Saldırıların, “çok sıkı güvenlik tedbirleri”nin alındığı veya öyle olması gereken ortamlarda yapılması, farklı soru işaretlerini de akla getiriyor.
“Habur’daki karşılama” olayı için seslendirilen “Devlet içindeki açılım karşıtları tezgâhladı” iddiasının farklı versiyonları, ard arda gerçekleşen yumruk provokasyonları için de ifade ediliyor.
“Güvenlik güçlerinin içinde, yumrukçulara yol açıp fırsat veren birileri mi var?” diye soruluyor.
Gündemi teröre, şehit cenazelerine ve bu tür provokasyonlara kaydırma tezgâhının, Meclis Genel Kurulunda görüşülmeye başlanan anayasa paketiyle ilgisi olup olmadığı da merak konusu.
Bilindiği gibi, açılım projesi de, açıklanan mutasavver içeriğindeki yetersizliğe rağmen, ard arda gelen provokasyonlarla tıkanmış durumda.
Önce Habur’daki karşılama görüntülerinin yol açtığı zincirleme tepkiler.
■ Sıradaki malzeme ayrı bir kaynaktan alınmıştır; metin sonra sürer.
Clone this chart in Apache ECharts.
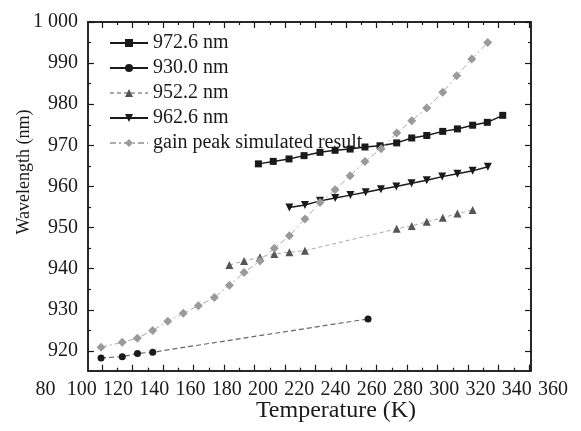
<!DOCTYPE html>
<html>
<head>
<meta charset="utf-8">
<script src="https://cdn.jsdelivr.net/npm/echarts@6/dist/echarts.min.js"></script>
<style>
html,body{margin:0;padding:0;background:#fff;}
#chart{width:581px;height:431px;}
</style>
</head>
<body>
<div id="chart"></div>
<script>
// ---- data (Temperature K, Wavelength nm) ----
const temp972 = [197.5,205.7,214.4,222.7,231.5,239.8,248.1,256.3,264.6,273.8,282.1,290.4,299.2,307.3,315.7,323.8,332.3];
const wl972   = [965.5,966.1,966.7,967.5,968.3,968.8,969.1,969.6,969.9,970.6,971.8,972.4,973.4,974.0,974.9,975.6,977.3];

const temp930 = [110.7,122.4,130.8,139.2,258.0];
const wl930   = [918.3,918.6,919.4,919.7,927.8];

const temp952 = [181.5,189.6,198.4,206.3,214.6,223.2,273.8,282.1,290.4,299.2,307.3,315.7];
const wl952   = [940.9,941.9,942.8,943.6,944.0,944.4,949.7,950.4,951.4,952.4,953.4,954.3];

const temp962 = [214.6,223.2,231.5,239.9,248.3,256.7,265.1,273.6,282.0,290.4,298.9,307.3,315.7,324.1];
const wl962   = [954.9,955.5,956.5,957.2,957.9,958.6,959.3,960.0,960.8,961.5,962.4,963.1,963.8,964.8];

const tempGain = [110.7,122.4,130.7,139.2,147.5,156.1,164.4,173.2,181.5,189.6,198.4,206.3,214.6,223.2,231.5,239.8,248.1,256.3,265.2,273.8,282.1,290.4,299.2,306.9,315.2,324.0];
const wlGain   = [920.9,922.1,923.1,925.0,927.2,929.2,931.0,933.0,936.0,939.1,941.9,945.0,948.0,952.1,956.1,959.2,962.6,966.1,969.2,973.0,976.0,979.1,982.9,986.9,991.0,995.0];

const xTickLabels = [80,100,120,140,160,180,200,220,240,260,280,300,320,340,360];
const yTickLabels = [920,930,940,950,960,970,980,990,1000];
const yMinorTicks = [925,935,945,955,965,975,985,995];

const seriesNames = ['972.6 nm','930.0 nm','952.2 nm','962.6 nm','gain peak simulated result'];

// tick marks of the frame (the printed tick marks are spaced differently from the labels)
const xMajorTicks = Array.from({length:15},(_,i)=>111.23+16.828*i);
const xMinorTicks = Array.from({length:14},(_,i)=>119.64+16.828*i);

function zip(a,b){return a.map((v,i)=>[v,b[i]]);}

const FONT = '"Liberation Serif", "Times New Roman", serif';
const INK = '#1a1a1a';
const XMIN = 103.5, XMAX = 347.9, YMIN = 915.2, YMAX = 1000;

function frameX(pos, ticks, len){
  return {gridIndex:0,type:'value',min:XMIN,max:XMAX,position:pos,
    axisLine:{show:true,onZero:false,lineStyle:{color:INK,width:1.5}},
    axisTick:{show:true,inside:true,length:len,customValues:ticks,lineStyle:{color:INK,width:1.2}},
    axisLabel:{show:false},splitLine:{show:false}};
}
function frameY(pos, ticks, len, labels){
  return {gridIndex:0,type:'value',min:YMIN,max:YMAX,position:pos,
    axisLine:{show:true,onZero:false,lineStyle:{color:INK,width:1.5}},
    axisTick:{show:true,inside:true,length:len,customValues:ticks,lineStyle:{color:INK,width:1.2}},
    axisLabel: labels ? {show:true,customValues:yTickLabels,fontFamily:FONT,fontSize:20,color:INK,margin:10,
      formatter:v=> v===1000 ? '1 000' : String(v)} : {show:false},
    splitLine:{show:false}};
}

const chart = echarts.init(document.getElementById('chart'));
chart.setOption({
  animation:false,
  backgroundColor:'#fff',
  grid:[
    {left:88,right:50,top:22,bottom:60.3},
    {left:45.4,right:28,top:22,bottom:60.3}
  ],
  xAxis:[
    frameX('bottom', xMajorTicks, 6),
    frameX('bottom', xMinorTicks, 3),
    frameX('top', xMajorTicks, 6),
    frameX('top', xMinorTicks, 3),
    {gridIndex:1,type:'value',min:80,max:360,interval:20,position:'bottom',
      axisLine:{show:false},axisTick:{show:false},splitLine:{show:false},
      axisLabel:{show:true,fontFamily:FONT,fontSize:20,color:INK,margin:9}}
  ],
  yAxis:[
    frameY('left', yTickLabels, 6, true),
    frameY('left', yMinorTicks, 3, false),
    frameY('right', yTickLabels, 6, false),
    frameY('right', yMinorTicks, 3, false),
    {gridIndex:1,type:'value',min:YMIN,max:YMAX,show:false}
  ],
  legend:{
    orient:'vertical',left:104,top:28,itemWidth:38,itemHeight:10,itemGap:5,
    textStyle:{fontFamily:FONT,fontSize:20,color:INK},
    data:[
      {name:seriesNames[0]},
      {name:seriesNames[1],lineStyle:{color:INK,width:1.8,type:'solid'}},
      {name:seriesNames[2]},
      {name:seriesNames[3]},
      {name:seriesNames[4]}
    ]
  },
  graphic:[
    {type:'text',x:336,y:411,style:{text:'Temperature (K)',font:'24px "Liberation Serif"',fill:INK,align:'center',verticalAlign:'middle'}},
    {type:'text',x:24,y:172,rotation:Math.PI/2,style:{text:'Wavelength (nm)',font:'18px "Liberation Serif"',fill:INK,align:'center',verticalAlign:'middle'}}
  ],
  series:[
    {name:seriesNames[0],type:'line',xAxisIndex:0,yAxisIndex:0,data:zip(temp972,wl972),
      symbol:'rect',symbolSize:7,lineStyle:{color:INK,width:1.5},itemStyle:{color:INK}},
    {name:seriesNames[1],type:'line',xAxisIndex:0,yAxisIndex:0,data:zip(temp930,wl930),
      symbol:'circle',symbolSize:7,lineStyle:{color:'#666',width:1.2,type:[5,3]},itemStyle:{color:INK}},
    {name:seriesNames[2],type:'line',xAxisIndex:0,yAxisIndex:0,data:zip(temp952,wl952),
      symbol:'triangle',symbolSize:8,lineStyle:{color:'#aaa',width:1,type:[4,3]},itemStyle:{color:'#555'}},
    {name:seriesNames[3],type:'line',xAxisIndex:0,yAxisIndex:0,data:zip(temp962,wl962),
      symbol:'path://M0,0L10,0L5,9Z',symbolSize:8,lineStyle:{color:INK,width:1.5},itemStyle:{color:INK}},
    {name:seriesNames[4],type:'line',xAxisIndex:0,yAxisIndex:0,data:zip(tempGain,wlGain),
      symbol:'diamond',symbolSize:9,lineStyle:{color:'#aaa',width:1,type:[6,3,2,3]},itemStyle:{color:'#9a9a9a'}}
  ]
});
</script>
</body>
</html>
Ardından yeni şehitler verdiğimiz Reşadiye saldırısı. Bunlardan sonra, evvelâ “Kasım’da yine başlayacak” denilip, bilâhare yılbaşına ertelendiği söylenen Kandil, Mahmur ve Avrupa dönüşlerinden artık söz eden bile yok. Proje kapsamında telâffuz edilen “taş atan çocuklar” tasarısı ise, son olarak havale edildiği alt komisyondan hâlâ çıkabilmiş değil.
Bu arada, EMASYA protokolünün iptal edildiğinin açıklanmasından hemen sonra, 8 Şubat’ta Genelkurmay’ın bütün birliklere bir yazı göndererek, “Protokolün iptali, toplumsal olaylara müdahalede bir değişiklik getirmedi. Garnizon komutanları bu tür görevlere İl İdaresi Kanunu dahilinde devam edecektir” bilgi ve talimatı verdiğine dair haber (Bugün, 16.4.10), o konuda da değişen birşey olmadığını gösteriyor.
Protokolün iptali üzerine şunları yazmıştık:
“EMASYA kalktı, ama dayanağını oluşturan İl İdaresi Kanunu 11/D maddesi hâlâ yürürlükte. Ve EMASYA sonrasında bu maddenin etkinleştirileceği ifade ediliyor. Oysa bu maddede yine gayet sıkıntılı düzenlemeler mevcut. (...) Bu fıkra bu haliyle uygulamada kalmaya devam ettiği müddetçe işin içinden çıkılamaz. Ve EMASYA’yı kaldırıp bu maddeyi etkinleştirmek, sıkıntının artarak devamını netice verir. Dolayısıyla, 11/D’nin de mutlaka ıslahı şart...” (Bkz. “Derin tuzaklar” başlıklı yazımız, Yeni Asya, 6.2.10)
Açılımın lâfta kaldığı ve fiilen tıkandığı bir ortamda, bir taraftan provokasyonlarla toplumsal gerilimin tırmandırılıp İl İdaresi Kanunuyla askere verilen yetkilerin kullanılmasına müsait bir zemin oluşturulması, diğer taraftan operasyonların hızlandırılması, Türkiye’yi nereye götürür?